• Data segment:

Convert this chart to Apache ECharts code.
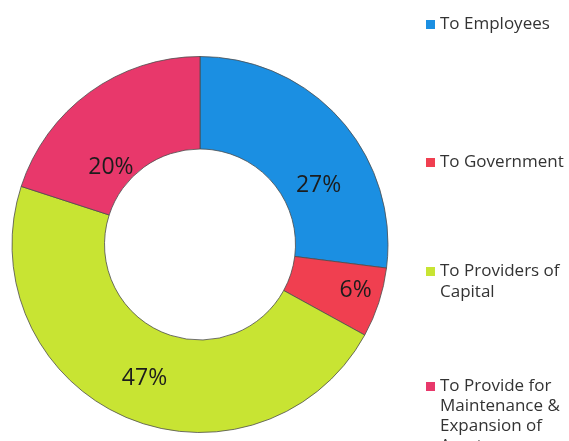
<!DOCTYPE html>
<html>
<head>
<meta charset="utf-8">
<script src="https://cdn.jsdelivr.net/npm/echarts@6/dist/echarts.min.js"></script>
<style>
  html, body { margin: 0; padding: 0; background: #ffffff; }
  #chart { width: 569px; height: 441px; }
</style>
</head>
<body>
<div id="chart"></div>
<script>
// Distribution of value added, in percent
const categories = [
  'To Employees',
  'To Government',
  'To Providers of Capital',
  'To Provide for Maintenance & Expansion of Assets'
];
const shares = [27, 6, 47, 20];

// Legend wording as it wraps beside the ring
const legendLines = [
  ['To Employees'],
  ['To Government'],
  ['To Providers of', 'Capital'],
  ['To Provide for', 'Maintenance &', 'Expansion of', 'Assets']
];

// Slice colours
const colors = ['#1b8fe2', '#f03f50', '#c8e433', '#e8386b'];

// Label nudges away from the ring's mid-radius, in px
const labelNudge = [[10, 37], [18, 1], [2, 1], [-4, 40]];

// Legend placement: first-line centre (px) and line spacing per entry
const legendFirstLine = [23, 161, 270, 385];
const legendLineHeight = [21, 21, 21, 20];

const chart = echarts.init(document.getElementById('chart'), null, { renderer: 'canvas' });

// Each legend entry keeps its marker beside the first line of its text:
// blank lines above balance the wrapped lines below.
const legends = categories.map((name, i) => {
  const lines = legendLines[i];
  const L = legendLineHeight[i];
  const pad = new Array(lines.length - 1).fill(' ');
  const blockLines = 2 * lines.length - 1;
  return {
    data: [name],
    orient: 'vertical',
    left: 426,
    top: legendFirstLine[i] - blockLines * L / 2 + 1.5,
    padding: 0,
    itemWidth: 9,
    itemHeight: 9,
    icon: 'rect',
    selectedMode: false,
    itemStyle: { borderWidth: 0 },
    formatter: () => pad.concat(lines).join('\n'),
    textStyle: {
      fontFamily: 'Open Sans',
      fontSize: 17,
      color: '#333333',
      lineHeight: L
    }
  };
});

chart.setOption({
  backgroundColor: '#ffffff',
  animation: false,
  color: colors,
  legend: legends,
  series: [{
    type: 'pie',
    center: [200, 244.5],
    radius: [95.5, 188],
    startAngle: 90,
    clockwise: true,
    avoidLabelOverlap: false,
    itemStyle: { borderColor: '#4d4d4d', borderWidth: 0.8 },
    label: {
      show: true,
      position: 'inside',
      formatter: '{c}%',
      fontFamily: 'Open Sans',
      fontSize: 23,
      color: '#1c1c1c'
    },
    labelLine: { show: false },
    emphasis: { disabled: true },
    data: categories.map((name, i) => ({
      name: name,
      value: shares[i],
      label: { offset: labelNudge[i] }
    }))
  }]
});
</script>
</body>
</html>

• What needs to be done:
Quote the data above in full and without alteration; skip the pictures.

• Reply:
Convert this chart to Apache ECharts code.
<!DOCTYPE html>
<html>
<head>
<meta charset="utf-8">
<script src="https://cdn.jsdelivr.net/npm/echarts@6/dist/echarts.min.js"></script>
<style>
  html, body { margin: 0; padding: 0; background: #ffffff; }
  #chart { width: 569px; height: 441px; }
</style>
</head>
<body>
<div id="chart"></div>
<script>
// Distribution of value added, in percent
const categories = [
  'To Employees',
  'To Government',
  'To Providers of Capital',
  'To Provide for Maintenance & Expansion of Assets'
];
const shares = [27, 6, 47, 20];

// Legend wording as it wraps beside the ring
const legendLines = [
  ['To Employees'],
  ['To Government'],
  ['To Providers of', 'Capital'],
  ['To Provide for', 'Maintenance &', 'Expansion of', 'Assets']
];

// Slice colours
const colors = ['#1b8fe2', '#f03f50', '#c8e433', '#e8386b'];

// Label nudges away from the ring's mid-radius, in px
const labelNudge = [[10, 37], [18, 1], [2, 1], [-4, 40]];

// Legend placement: first-line centre (px) and line spacing per entry
const legendFirstLine = [23, 161, 270, 385];
const legendLineHeight = [21, 21, 21, 20];

const chart = echarts.init(document.getElementById('chart'), null, { renderer: 'canvas' });

// Each legend entry keeps its marker beside the first line of its text:
// blank lines above balance the wrapped lines below.
const legends = categories.map((name, i) => {
  const lines = legendLines[i];
  const L = legendLineHeight[i];
  const pad = new Array(lines.length - 1).fill(' ');
  const blockLines = 2 * lines.length - 1;
  return {
    data: [name],
    orient: 'vertical',
    left: 426,
    top: legendFirstLine[i] - blockLines * L / 2 + 1.5,
    padding: 0,
    itemWidth: 9,
    itemHeight: 9,
    icon: 'rect',
    selectedMode: false,
    itemStyle: { borderWidth: 0 },
    formatter: () => pad.concat(lines).join('\n'),
    textStyle: {
      fontFamily: 'Open Sans',
      fontSize: 17,
      color: '#333333',
      lineHeight: L
    }
  };
});

chart.setOption({
  backgroundColor: '#ffffff',
  animation: false,
  color: colors,
  legend: legends,
  series: [{
    type: 'pie',
    center: [200, 244.5],
    radius: [95.5, 188],
    startAngle: 90,
    clockwise: true,
    avoidLabelOverlap: false,
    itemStyle: { borderColor: '#4d4d4d', borderWidth: 0.8 },
    label: {
      show: true,
      position: 'inside',
      formatter: '{c}%',
      fontFamily: 'Open Sans',
      fontSize: 23,
      color: '#1c1c1c'
    },
    labelLine: { show: false },
    emphasis: { disabled: true },
    data: categories.map((name, i) => ({
      name: name,
      value: shares[i],
      label: { offset: labelNudge[i] }
    }))
  }]
});
</script>
</body>
</html>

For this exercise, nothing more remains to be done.